The town of Stillwater is teetering at the edge—an explosion has ripped through the courthouse following a tyrannical push against The Welcome Party’s move toward opening the town’s borders (and effectively freeing the townspeople). Our central character, Daniel, dropped from the role of POV character during the chaos, and the whole of Stillwater’s narrative possibilities have opened as a result.
This leads us right into this issue, which veers away from the action of the previous issue completely. I’m sure some readers might find it annoying to leave the scene of the largest spectacle of the series so far, but I think this issue is critical. To fully understand the conflict of Townspeople vs. Delusional Judge, we must fully understand the stakes. Issue #6 gives us a fleeting glimpse of those stakes just before raising them.

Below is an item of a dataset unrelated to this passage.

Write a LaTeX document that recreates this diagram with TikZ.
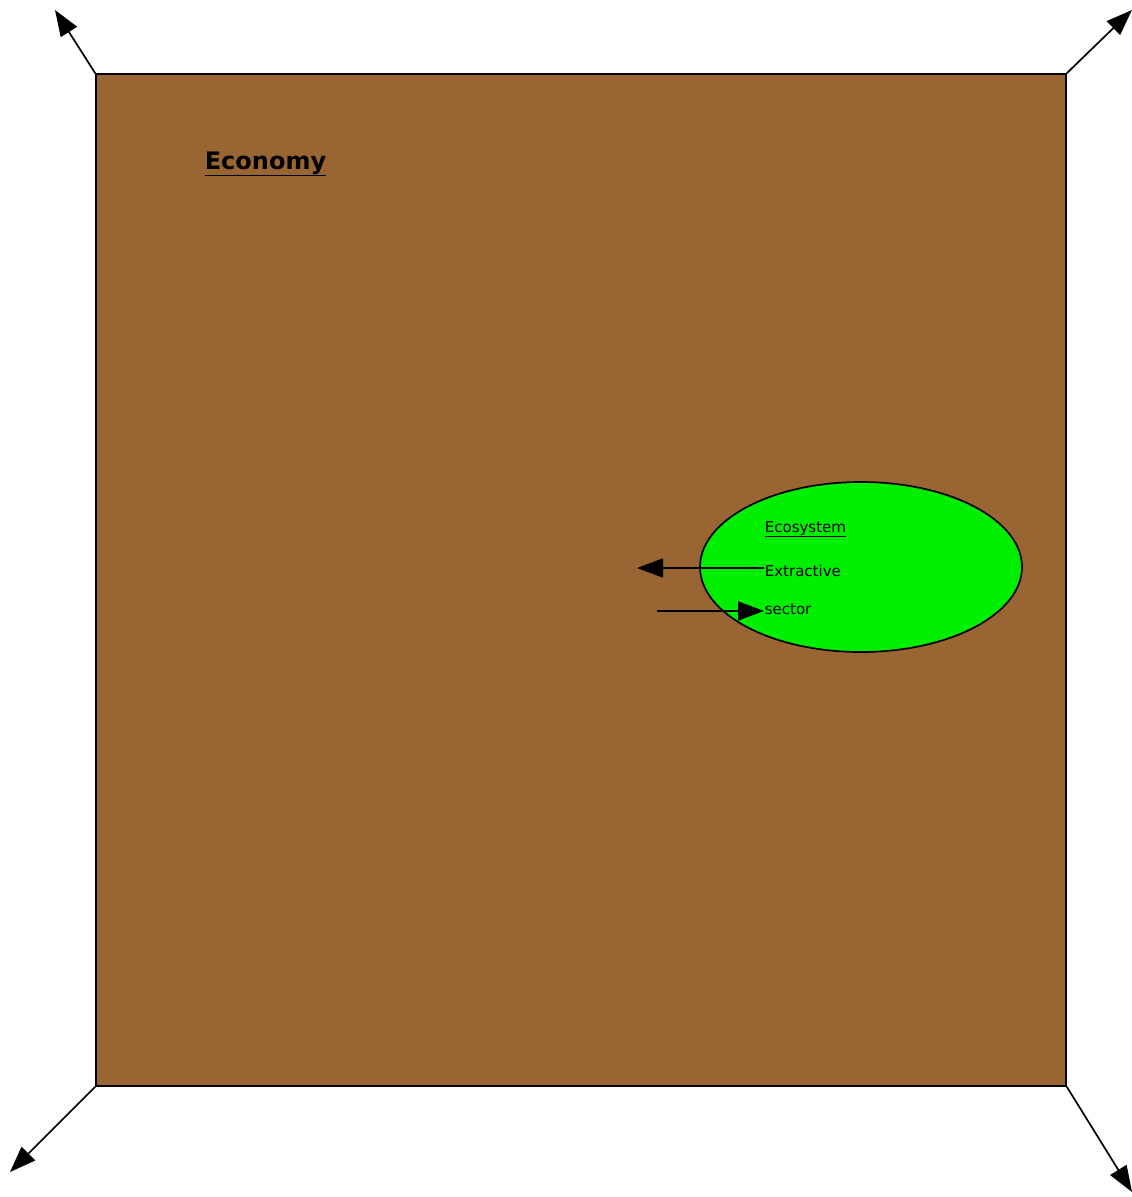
\documentclass[tikz,border=0pt]{standalone}
\usepackage{fontspec}
\setmainfont{DejaVu Sans}
\usepackage{tikz}
\usetikzlibrary{shapes.geometric, arrows.meta, positioning}
\usepackage{xcolor}

\definecolor{soil}{RGB}{153,102,51}
\definecolor{leaf}{RGB}{0,238,0}

\tikzset{
    bigtip/.style={-{Triangle[length=26pt, width=19pt]}},
    label text/.style={inner sep=0pt, anchor=base west, font=\fontsize{15}{15}\selectfont},
}

\begin{document}
\begin{tikzpicture}[x=1pt, y=-1pt, line width=1.7pt]
    \useasboundingbox (0,0) rectangle (1132,1197);

    % economy box
    \node[draw, fill=soil, minimum width=970pt, minimum height=1012pt, inner sep=0pt] (economy) at (581,580) {};
    \node[inner sep=0pt, anchor=base west, font=\fontsize{24}{24}\selectfont\bfseries] (econlabel) at (204,169) {\underline{Economy}};

    % outward arrows
    \coordinate (nw) at (55,10);
    \coordinate (ne) at (1132,10);
    \coordinate (sw) at (10,1172);
    \coordinate (se) at (1132,1192);
    \draw[bigtip] (economy.north west) -- (nw);
    \draw[bigtip] (economy.north east) -- (ne);
    \draw[bigtip] (economy.south west) -- (sw);
    \draw[bigtip] (economy.south east) -- (se);

    % ecosystem
    \node[ellipse, draw, fill=leaf, minimum width=322pt, minimum height=170pt, inner sep=0pt] (ecosystem) at (861,567) {};
    \node[label text] (ecolabel) at (764,532) {\underline{Ecosystem}};
    \node[label text] (extractive) at (764,576) {Extractive};
    \node[label text] (sector) at (764,614) {sector};

    \coordinate (outflow) at (637,568);
    \coordinate (inflow) at (657,611);
    \draw[bigtip] (extractive.west |- outflow) -- (outflow);
    \draw[bigtip] (inflow) -- (sector.west |- inflow);
\end{tikzpicture}
\end{document}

We jump into the issue with series antagonist Ted, whose hyper-violent hijinks have been haunting Daniel since the first issue. Stillwater PD’s brute force — Ted also, it seems — performs certain tasks for the Judge. Certain brutal tasks.
Discovering via mail fraud that one citizen’s brother threatens the security of Stillwater’s secret, Ted is dispatched to silence the man. Silence as in murder.

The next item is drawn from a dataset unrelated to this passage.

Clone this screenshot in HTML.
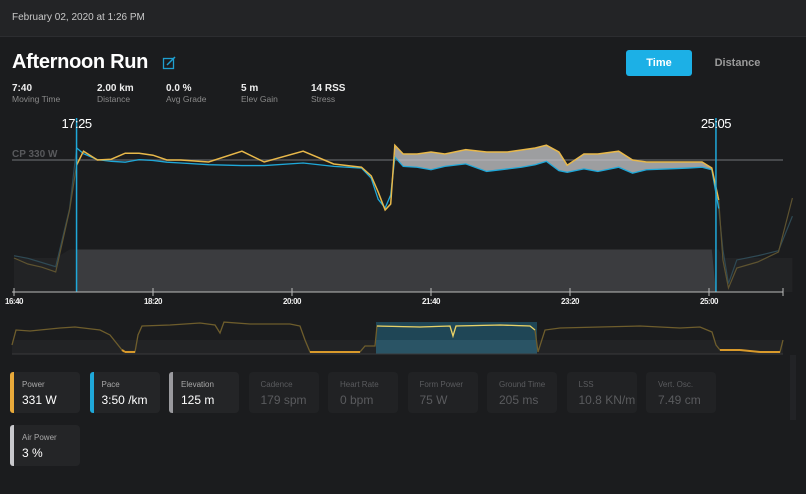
<!DOCTYPE html>
<html><head><meta charset="utf-8"><style>
body{margin:0;width:806px;height:494px;background:#1b1c1e;font-family:"Liberation Sans",sans-serif;overflow:hidden;position:relative;color:#fff}
.hdr{position:absolute;left:0;top:0;width:806px;height:36px;background:#232426;border-bottom:1px solid #2c2d30}
.hdr span{position:absolute;left:12px;top:12px;font-size:10px;color:#c8c8c8}
.title{position:absolute;left:12px;top:51px;font-size:20px;font-weight:bold;letter-spacing:-0.3px}
.stat{position:absolute;top:84px;font-size:10px;font-weight:bold;color:#eee;line-height:10px}
.stat i{display:block;font-style:normal;font-weight:normal;font-size:8.5px;color:#8a8a8a}
.btn{position:absolute;top:50px;height:26px;font-size:11px;font-weight:bold;text-align:center;line-height:26px;border-radius:3px}
.card{position:absolute;width:70px;height:41px;background:#242527;border-radius:4px}
.card .bar{position:absolute;left:0;top:0;width:4px;height:41px;border-radius:3px 0 0 3px}
.card .l{position:absolute;left:12px;top:8px;font-size:8px;color:#a8a8a8}
.card .v{position:absolute;left:12px;top:21px;font-size:12px;color:#fff}
.card.f .l,.card.f .v{color:#5a5b5e}
.card.f{background:#212224}
</style></head><body>
<div class="hdr"><span>February 02, 2020 at 1:26 PM</span></div>
<div class="title">Afternoon Run</div>
<svg style="position:absolute;left:162px;top:56px" width="14" height="14"><rect x="1.5" y="2.5" width="10" height="10" fill="none" stroke="#1f9fd0" stroke-width="1.3"/><path d="M5 9 L13 1" stroke="#1f9fd0" stroke-width="1.5"/></svg>
<div class="stat" style="left:12px">7:40<i>Moving Time</i></div>
<div class="stat" style="left:97px">2.00 km<i>Distance</i></div>
<div class="stat" style="left:166px">0.0 %<i>Avg Grade</i></div>
<div class="stat" style="left:241px">5 m<i>Elev Gain</i></div>
<div class="stat" style="left:311px">14 RSS<i>Stress</i></div>
<div class="btn" style="left:626px;width:66px;background:#1cb0e6;color:#fff">Time</div>
<div class="btn" style="left:700px;width:75px;color:#9a9a9a">Distance</div>
<svg id="ch" style="position:absolute;left:0;top:0" width="806" height="360"></svg>
<div id="cards"></div>
<div style="position:absolute;left:790px;top:355px;width:6px;height:65px;background:#222326"></div>
<script>
const times=[1000,1010,1020,1030,1040,1045,1050,1060,1070,1080,1090,1100,1110,1120,1140,1164,1180,1208,1230,1250,1257,1262,1267,1271,1274,1280,1290,1300,1310,1325,1340,1355,1365,1375,1383,1392,1398,1410,1420,1435,1445,1455,1470,1485,1495,1502,1507,1510,1514,1520,1535,1550,1560];
const power=[85,70,62,50,205,317,352,330,332,347,347,342,330,330,325,352,325,352,320,312,290,250,205,220,367,345,345,350,345,356,350,350,355,360,367,350,317,345,345,352,330,325,325,325,325,310,230,80,10,60,75,100,235];
const speed=[4.3,4.0,3.5,3.0,9.9,17.1,16.4,15.7,15.5,15.4,15.7,15.6,15.4,15.3,15.1,15.0,15.0,15.3,14.9,14.7,13.5,11.0,9.96,11.5,16.0,14.9,14.8,14.5,14.9,15.2,14.3,14.6,14.8,15.1,15.5,14.4,14.2,14.6,14.3,14.8,14.1,14.5,14.6,14.7,14.8,14.5,9.9,5.0,1.0,3.8,4.3,4.9,9.0];
const elev=[125,125,125,125,125,125,125,125,125,125,125,125,125,125,125,125,125,125,125,125,125,125,125,125,125,125,125,125,125,125,125,125,125,125,125,125,125,125,125,125,125,125,125,125,125,125,125,125,125,125,125,125,125];
const tickTimes=[1000,1100,1200,1300,1400,1500];
const tickLabels=["16:40","18:20","20:00","21:40","23:20","25:00"];
const markers=[1045,1505];const markerLabels=["17:25","25:05"];
const cp=330;
const ovT=[0,0.4,1.8,4.8,6.3,8.8,9.8,10.6,11,11.3,12.3,12.6,13,15.8,18.8,20.3,20.8,21.2,23.8,27.8,28.8,29.3,29.8,34.8,35.3,36.3,36.5,40.8,43.8,44.1,44.4,48.8,51.8,52.3,52.6,53.3,54.8,58.8,62.8,66.8,68.8,70,70.4,70.8,72.8,74.8,76.8,77.1];
const ovP=[106,282,271,306,318,282,224,106,47,24,24,224,329,341,365,341,247,376,353,353,329,165,24,24,94,94,329,318,329,212,329,341,329,282,24,282,306,318,329,306,318,259,106,47,47,24,24,165];
const X=t=>14+(t-1000)*1.39, YP=p=>292-p*0.4, YS=s=>292-s*8.43, YE=e=>292-e*0.34;
const OX=t=>12+t*10, OY=p=>354-p*0.085;
const svg=document.getElementById('ch');const NS='http://www.w3.org/2000/svg';
function mk(tag,a,name){const e=document.createElementNS(NS,tag);for(const k in a)e.setAttribute(k,a[k]);


svg.appendChild(e);return e;}
const eAll=times.map((t,i)=>X(t)+','+YE(elev[i]+(i<4||i>46?-25:0)));
mk('polygon',{points:X(1000)+',292 '+eAll.join(' ')+' '+X(1560)+',292',fill:'#222325'},'elevation-area-outside');
const inIdx=times.map((t,i)=>i).filter(i=>times[i]>=markers[0]&&times[i]<=markers[1]);
mk('polygon',{points:X(markers[0])+',292 '+inIdx.map(i=>X(times[i])+','+YE(elev[i])).join(' ')+' '+X(markers[1])+',292',fill:'#3b3c3f'},'elevation-area');
mk('line',{x1:12,x2:783,y1:YP(cp),y2:YP(cp),stroke:'#55565a','stroke-width':1.5},'cp-line');
mk('text',{x:12,y:YP(cp)-3,fill:'#58595c','font-size':10,'font-weight':'bold'},'cp-label').textContent='CP '+cp+' W';
const band=times.map((t,i)=>i).filter(i=>times[i]>=1274&&times[i]<=1502);
mk('polygon',{points:band.map(i=>X(times[i])+','+YP(power[i])).join(' ')+' '+band.slice().reverse().map(i=>X(times[i])+','+YS(speed[i])).join(' '),fill:'#c9c9cc',opacity:0.75},'power-pace-band');
const pre=times.map((t,i)=>i).filter(i=>times[i]<=1045), post=times.map((t,i)=>i).filter(i=>times[i]>=1505), mid=times.map((t,i)=>i).filter(i=>times[i]>=1045&&times[i]<=1507);
mk('polyline',{points:pre.map(i=>X(times[i])+','+YS(speed[i])).join(' '),fill:'none',stroke:'#2f4a55','stroke-width':1.2},'pace-line-pre');
mk('polyline',{points:pre.map(i=>X(times[i])+','+YP(power[i])).join(' '),fill:'none',stroke:'#5e5330','stroke-width':1.2},'power-line-pre');
mk('polyline',{points:post.map(i=>X(times[i])+','+YS(speed[i])).join(' '),fill:'none',stroke:'#2f4a55','stroke-width':1.2},'pace-line-post');
mk('polyline',{points:post.map(i=>X(times[i])+','+YP(power[i])).join(' '),fill:'none',stroke:'#5e5330','stroke-width':1.2},'power-line-post');
mk('polyline',{points:mid.map(i=>X(times[i])+','+YS(speed[i])).join(' '),fill:'none',stroke:'#1fa8d9','stroke-width':1.3},'pace-line');
mk('polyline',{points:mid.map(i=>X(times[i])+','+YP(power[i])).join(' '),fill:'none',stroke:'#e8b84a','stroke-width':1.5},'power-line');
markers.forEach((m,k)=>{mk('line',{x1:X(m),x2:X(m),y1:118,y2:292,stroke:'#1fa8d9','stroke-width':1.5},'range-marker');
mk('text',{x:X(m),y:128,fill:'#fff','font-size':13,'text-anchor':'middle','letter-spacing':'-0.5'},'marker-label').textContent=markerLabels[k];});
mk('line',{x1:12,x2:783,y1:292,y2:292,stroke:'#bbb','stroke-width':1},'x-axis');
mk('line',{x1:783,x2:783,y1:288,y2:296,stroke:'#bbb','stroke-width':1},'x-axis-end');
tickTimes.forEach((t,k)=>{mk('line',{x1:X(t),x2:X(t),y1:288,y2:296,stroke:'#bbb'},'x-tick');
mk('text',{x:X(t),y:304,fill:'#eee','font-size':8,'font-weight':'bold','text-anchor':'middle','letter-spacing':'-0.5'},'x-tick-label').textContent=tickLabels[k];});
mk('rect',{x:12,y:340,width:771,height:14,fill:'#222325'},'overview-bg');
mk('rect',{x:376,y:322,width:161,height:32,fill:'#1f4656'},'overview-selection');
mk('rect',{x:376,y:340,width:161,height:14,fill:'#2a5465'},'overview-selection-lower');
mk('line',{x1:12,x2:783,y1:354,y2:354,stroke:'#3a3a3c'},'overview-baseline');
mk('polyline',{points:ovT.map((t,i)=>OX(t)+','+OY(ovP[i])).join(' '),fill:'none',stroke:'#6e5d2c','stroke-width':1.3},'overview-power-line');
ovT.forEach((t,i)=>{if(i>0&&ovP[i]<50&&ovP[i-1]<50){mk('line',{x1:OX(ovT[i-1]),x2:OX(t),y1:OY(ovP[i-1]),y2:OY(ovP[i]),stroke:'#d99a2b','stroke-width':2},'overview-low-segment');}});
const sel=ovT.map((t,i)=>i).filter(i=>OX(ovT[i])>=376&&OX(ovT[i])<=537);
mk('polyline',{points:sel.map(i=>OX(ovT[i])+','+OY(ovP[i])).join(' '),fill:'none',stroke:'#e6d26a','stroke-width':1.3},'overview-selected-line');
const cards=[["Power","331 W","#e8a93a",0],["Pace","3:50 /km","#1fa8d9",0],["Elevation","125 m","#9a9a9e",0],["Cadence","179 spm","",1],["Heart Rate","0 bpm","",1],["Form Power","75 W","",1],["Ground Time","205 ms","",1],["LSS","10.8 KN/m","",1],["Vert. Osc.","7.49 cm","",1]];
let h='';cards.forEach((c,i)=>{h+=`<div class="card${c[3]?' f':''}" style="left:${10+i*79.5}px;top:372px">${c[2]?`<div class="bar" style="background:${c[2]}"></div>`:''}<div class="l">${c[0]}</div><div class="v">${c[1]}</div></div>`;});
h+=`<div class="card" style="left:10px;top:425px"><div class="bar" style="background:#c8c8cc"></div><div class="l">Air Power</div><div class="v">3 %</div></div>`;
document.getElementById('cards').innerHTML=h;
</script>
</body></html>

This is treated, by Ted and the Judge, as a somewhat common occurrence, and the ramifications are horrifying. How many of the townspeople have had their loved ones silenced? More pressingly, do they know? These are the stakes presented — the silent murders of distant, innocent parties, whose lone crime is to be concerned for their family and friends.
What’s more, Ted is using this hit as a smokescreen so that he might attend the funeral of a fallen comrade in arms — something he must keep hidden from the Judge for fear of reprisal. It’s here that our stakes are thus raised: Ted’s old sergeant has his suspicions for his old charge’s mysterious life, assuming that he must be a hitman. Which is, honestly, the sort of thing I suspect every time I run into someone from high school.

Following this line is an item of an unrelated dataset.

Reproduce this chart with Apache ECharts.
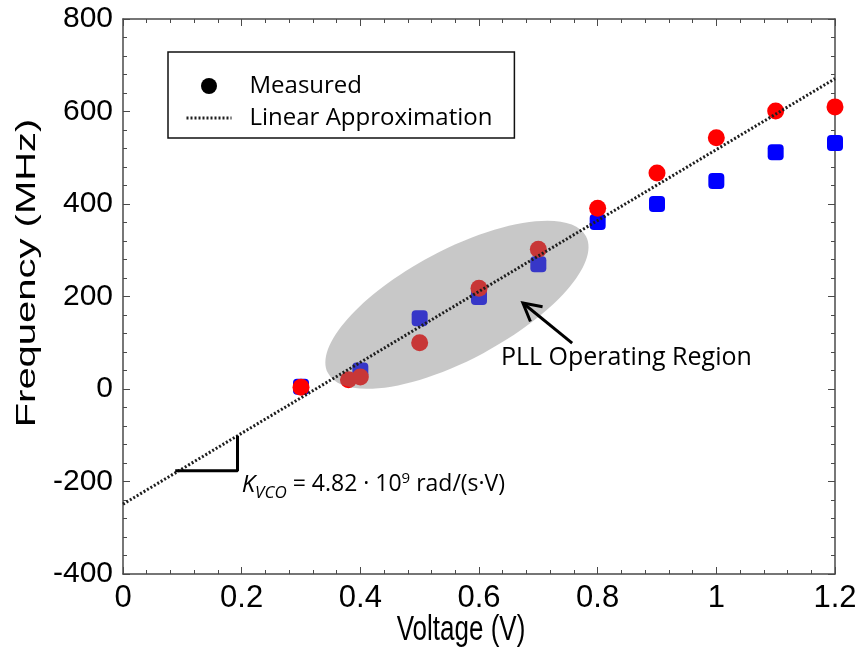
<!DOCTYPE html>
<html>
<head>
<meta charset="utf-8">
<script src="https://cdn.jsdelivr.net/npm/echarts@6/dist/echarts.min.js"></script>
<style>
  html, body { margin: 0; padding: 0; background: #fff; }
  #chart { width: 861px; height: 649px; }
</style>
</head>
<body>
<div id="chart"></div>
<script>
// VCO transfer characteristic: output frequency (MHz) against control voltage (V)
const redVolts  = [0.3, 0.38, 0.4, 0.5, 0.6, 0.7, 0.8, 0.9, 1.0, 1.1, 1.2];
const redFreq   = [4, 20, 26, 100, 218, 302, 391, 467, 543, 601, 610];
const blueVolts = [0.3, 0.4, 0.5, 0.6, 0.7, 0.8, 0.9, 1.0, 1.1, 1.2];
const blueFreq  = [5, 40, 153, 199, 270, 361, 400, 450, 512, 532];

// Straight-line approximation (end points across the voltage range)
const fitVolts = [0, 1.2];
const fitFreq  = [-249, 671];

// Slope marker under the fitted line
const slopeVolts = [0.088, 0.193, 0.193];
const slopeFreq  = [-177, -177, -101];

// Axis ranges and tick spacing
const xRange = [0, 1.2], xStep = 0.2;
const yRange = [-400, 800], yStep = 200;

// Operating-region ellipse (centre in data units) and arrow (data units)
const regionCenter = [0.563, 182];
const arrowTail = [0.757, 99];
const arrowHead = [0.674, 186];

const pairs = (xs, ys) => xs.map((x, i) => [x, ys[i]]);

const axisColor = '#4a4a4a';
const calibriLike = '"Open Sans", "Noto Sans", sans-serif';
const fitLine = { color: '#1e1e1e', width: 3, type: [2, 2] };

function axisBase(extra) {
  return Object.assign({
    type: 'value',
    axisLine: { show: true, onZero: false, lineStyle: { color: axisColor, width: 1.5 } },
    axisTick: { show: true, inside: true, length: 7, lineStyle: { color: axisColor, width: 1 } },
    minorTick: { show: true, splitNumber: 5, length: 4, lineStyle: { color: axisColor, width: 1 } },
    splitLine: { show: false },
    minorSplitLine: { show: false }
  }, extra);
}

const chart = echarts.init(document.getElementById('chart'), null, { renderer: 'canvas' });

chart.setOption({
  animation: false,
  backgroundColor: '#fff',
  grid: { left: 123, right: 26, top: 19, bottom: 75, containLabel: false },
  xAxis: [
    axisBase({
      min: xRange[0], max: xRange[1], interval: xStep, position: 'bottom',
      axisLabel: {
        color: '#000', margin: 9,
        fontFamily: '"Liberation Sans", Arial, sans-serif',
        fontSize: 31
      }
    }),
    axisBase({
      min: xRange[0], max: xRange[1], interval: xStep, position: 'top',
      axisLabel: { show: false }
    })
  ],
  yAxis: [
    axisBase({
      min: yRange[0], max: yRange[1], interval: yStep, position: 'left',
      axisLabel: {
        color: '#000', margin: 10,
        fontFamily: '"Liberation Sans", Arial, sans-serif', fontSize: 30
      }
    }),
    axisBase({
      min: yRange[0], max: yRange[1], interval: yStep, position: 'right',
      axisLabel: { show: false }
    })
  ],
  legend: {
    left: 168, top: 52, orient: 'vertical', selectedMode: false,
    backgroundColor: '#fff',
    borderColor: '#111', borderWidth: 1.5,
    padding: [22, 22, 8, 17],
    itemWidth: 45, itemHeight: 16, itemGap: 8,
    textStyle: { fontFamily: calibriLike, fontSize: 24, color: '#000', padding: [0, 0, 0, 13] },
    data: [
      { name: 'Measured', icon: 'circle', itemStyle: { color: '#000', borderWidth: 0, opacity: 1 } },
      {
        name: 'Linear Approximation',
        itemStyle: { color: 'rgba(0,0,0,0)', borderColor: 'rgba(0,0,0,0)', borderWidth: 0 },
        lineStyle: fitLine
      }
    ]
  },
  series: [
    {
      name: 'Measured', type: 'scatter', z: 2,
      symbol: 'roundRect', symbolSize: 16,
      itemStyle: { color: '#0000ff', opacity: 1 },
      data: pairs(blueVolts, blueFreq)
    },
    {
      name: 'Measured', type: 'scatter', z: 2,
      symbol: 'circle', symbolSize: 17,
      itemStyle: { color: '#ff0000', opacity: 1 },
      data: pairs(redVolts, redFreq)
    },
    {
      name: 'Linear Approximation', type: 'line', z: 6,
      symbol: 'none', silent: true,
      lineStyle: fitLine,
      data: pairs(fitVolts, fitFreq)
    },
    {
      name: 'slope', type: 'line', z: 6,
      symbol: 'none', silent: true,
      lineStyle: { color: '#000', width: 3 },
      data: pairs(slopeVolts, slopeFreq)
    }
  ]
});

// Annotations placed through the axes' own coordinate conversion
const toPx = p => chart.convertToPixel({ xAxisIndex: 0, yAxisIndex: 0 }, p);
const c = toPx(regionCenter);
const tail = toPx(arrowTail);
const head = toPx(arrowHead);
const ang = Math.atan2(head[1] - tail[1], head[0] - tail[0]);
const wing = 20, spread = 0.5;
const w1 = [head[0] - wing * Math.cos(ang - spread), head[1] - wing * Math.sin(ang - spread)];
const w2 = [head[0] - wing * Math.cos(ang + spread), head[1] - wing * Math.sin(ang + spread)];
const kPos = toPx([0.2, -207]);
const pllPos = toPx([0.637, 67]);

chart.setOption({
  graphic: [
    {
      type: 'ellipse', z: 4, silent: true,
      x: c[0], y: c[1], rotation: 28 * Math.PI / 180,
      shape: { cx: 0, cy: 0, rx: 146, ry: 55 },
      style: { fill: 'rgba(128,128,128,0.43)' }
    },
    {
      type: 'line', z: 7, silent: true,
      shape: { x1: tail[0], y1: tail[1], x2: head[0], y2: head[1] },
      style: { stroke: '#000', lineWidth: 3 }
    },
    {
      type: 'polyline', z: 7, silent: true,
      shape: { points: [w1, head, w2] },
      style: { stroke: '#000', lineWidth: 3, fill: null }
    },
    {
      type: 'text', z: 7, silent: true,
      x: pllPos[0], y: pllPos[1],
      style: {
        text: 'PLL Operating Region', fill: '#000',
        font: '25px ' + calibriLike, align: 'left', verticalAlign: 'middle'
      }
    },
    {
      type: 'text', z: 7, silent: true,
      x: kPos[0], y: kPos[1],
      style: {
        text: '{k|K}{s|VCO}{n| = 4.82 · 10}{p|9}{n| rad/(s·V)}',
        fill: '#000', align: 'left', verticalAlign: 'middle',
        rich: {
          k: { fontFamily: calibriLike, fontSize: 24, fontStyle: 'italic', lineHeight: 34, verticalAlign: 'middle' },
          n: { fontFamily: calibriLike, fontSize: 23, lineHeight: 34, verticalAlign: 'middle' },
          s: { fontFamily: calibriLike, fontSize: 17, fontStyle: 'italic', lineHeight: 18, verticalAlign: 'bottom' },
          p: { fontFamily: calibriLike, fontSize: 15, lineHeight: 15, verticalAlign: 'top', padding: [3, 0, 0, 0] }
        }
      }
    },
    {
      type: 'text', silent: true,
      x: 461, y: 630, scaleY: 1.38,
      style: {
        text: 'Voltage (V)', fill: '#000',
        font: '26px "Liberation Sans", Arial, sans-serif',
        align: 'center', verticalAlign: 'middle'
      }
    },
    {
      type: 'text', silent: true,
      x: 28, y: 273, rotation: Math.PI / 2, scaleX: 1.48,
      style: {
        text: 'Frequency (MHz)', fill: '#000',
        font: '27px "Liberation Sans", Arial, sans-serif',
        align: 'center', verticalAlign: 'middle'
      }
    }
  ]
});
</script>
</body>
</html>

Through a series of events, the Sarge and members of the squad come to learn the secrets of Stillwater—the town’s big ‘no-no’. What’s more, in the light of the newfound chaos, it appears that Ted has brought in the armed contingent the Judge needs to stifle the insurrection.
Stillwater has its own sense of pacing — the series is not super interested in a mile-a-minute, bombastic action — and I can see that being an issue for some readers. Issue #6, however, promises to shake things up considerably, providing the spark for a much-heightened sense of conflict.
Zdarsky and Pérez have the beginnings of a Stephen King-like town-as-cast world in Stillwater, and the potential for alternating POV can make the series a much deeper, more rewarding experience for people willing to ride along. The mystery behind the immortality of Stillwater seems like only a minor thread in a much larger tapestry waiting to be revealed, and the desire to see that tapestry is a deep, deep motivation to keep reading.